How the economy performed in Q1


Domestic GDP growth is projected to slow from 4% in 2022 to 3,8% in 2023, sustained primarily by mining, agriculture and enhanced activity in the manufacturing, wholesale and retail trade sectors.

The deceleration has been attributed to the uncertain global economic outlook and potential adverse domestic factors.

The agricultural sector is poised for recovery owing to the normal to above normal rainfall expected in the current season.

As the agricultural sector is the cornerstone of the economy, feeding into majority of household incomes, the sector’s performance is key in improving household and disposable incomes.

According to official data, 75% of domestic transactions are denominated in foreign currency. As a result of the growing dominance of the USD in the economy, authorities resolved to measure inflation using a weighted average of goods and services priced in local currency and USD.

Inflation has decelerated from 0,7% in January to — 1,6% in February and 0.1% in March. Annual inflation has eased from 101,5% in January this year to 87,6% at the end of the quarter.

In light of the broad deceleration in inflation figures, authorities reduced the Bank policy rate and Medium Term Bank Accommodation from 150% to 140% per annum and from 75% to 70%, respectively.

While economic players had called for reduction in lending rates, a 10% and 5% reduction may not be significant enough to stimulate appetite for local currency borrowings.

Despite the slow down in official inflation figures, the local currency has depreciated against the US dollar on the parallel market.

The local currency has depreciated circa 58% against the dollar during the first quarter on the parallel market.

The parallel market premium has also widened to 61% at the end of quarter. Deceleration of the official inflation figures and interbank exchange rate hints at macroeconomic stability.

The devaluation of the local currency on the parallel market and widening of the parallel market premium, however, raise concerns as the widening premium may be detrimental to the relative stability currently prevailing.

The Zimbabwe Stock Exchange registered improved performance over the first quarter. Year to date the Zimbabwe Stock Exchange rose 98% to 38,568.48 points at the end of March.

The Top 10 Index rose 87% year to date, to close March at 12,311.13 points. Market capitalization grew 65% over the quarter from ZW$2.04tln to ZW$3.34tln.

The Victoria Falls Exchange (VFEX) continues to gain momentum, as issuers chase broadened capital sources, tax incentives and brand positioning.

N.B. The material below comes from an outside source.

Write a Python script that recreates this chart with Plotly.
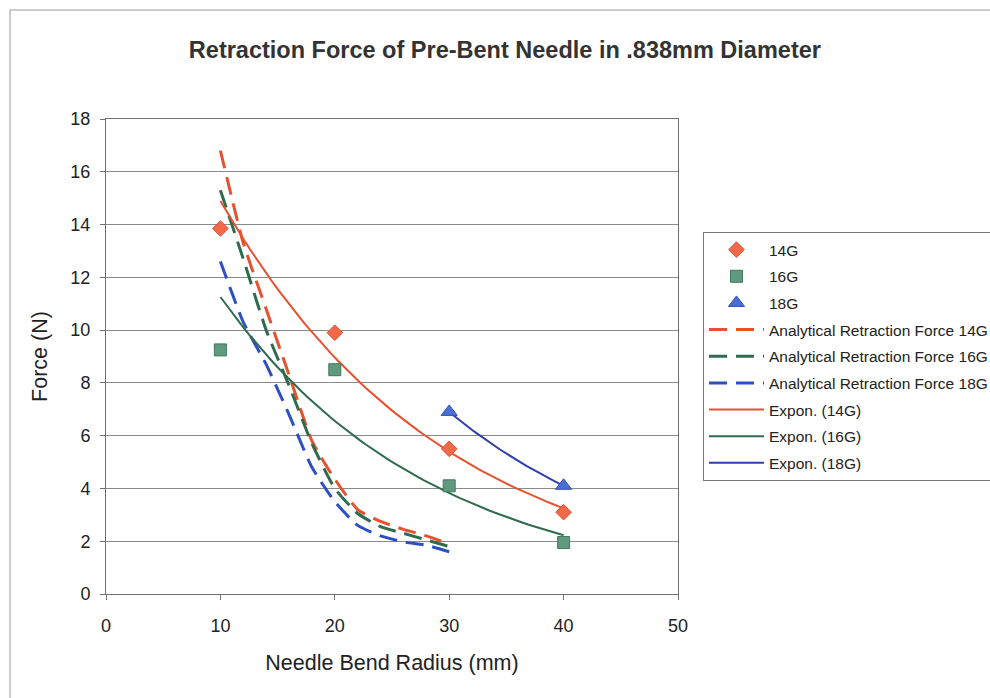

Market capitalization has grown 75% year to date to US$992.88mln Moving into next quarter we expect to see more migrations to the VFEX as the theme of dollarization continues locally.

The VFEX currently has a steady pipeline of new listings. First Capital Bank and African Sun have joined the list of companies slated for VFEX migration.

West Properties Company is set to become the VFEX’s first IPO, as all listings on VFEX to date have been migrations from the ZSE.

Liquidity challenges remain a major drawback, limiting pronounced investor participation.

Resultantly, the ALSI has fallen 7% year to date, closing the month of March at 91.76 points. As the number of quality listings on the VFEX continues to grow, and the flow of USD liquidity increases in the formal economy, we anticipate improved activity on the VFEX in the medium to long term.

Global and local economic outlook remains largely uncertain as a result of high interest rate and inflation dynamics as well as uncertainty around the upcoming elections in Zimbabwe.

Due to the prevailing uncertainty, it would be prudent for investors to take position in defensive stocks, with resilient business models and stable dividend policies to hedge against value loss.

The ZSE has seen an increase in de-listings by top counters in favour of the rapidly expanding US dollar denominated Victoria Falls Exchange as the bourse continues to attract migration of big companies.

Migration of quality stocks from the ZSE to the VFEX, as opposed to new listings, may however be detrimental to the viability of the local currency denominated bourse.

Relative stability in the local economy is also fragile as the country nears elections, and navigates an uncertain global outlook.

Despite positive developments in inflation and exchange rate volatility following government measures implemented last year, the local currency has faced increasing pressure on the parallel market.

Continued devaluation of the local currency on the black market, outpacing the official exchange rate, resulting in widening of the black market premium may lead to arbitrage.

The prevailing uncertainty drives the case for investment in defensive stocks with a proven track record of performance, even in times of downturn. Investors will derive value from holding positions in counters with diverse business models, inflation hedging capabilities foreign currency generation capacity and stable dividend policies.

A general bullish sentiment is likely to prevail on the ZSE, however gains may be moderated by inflation tightening measures and liquidity constraints.

The VFEX remains a viable option for investors with USD liquidity, offering returns and value preservation in a more stable currency than the ZWL.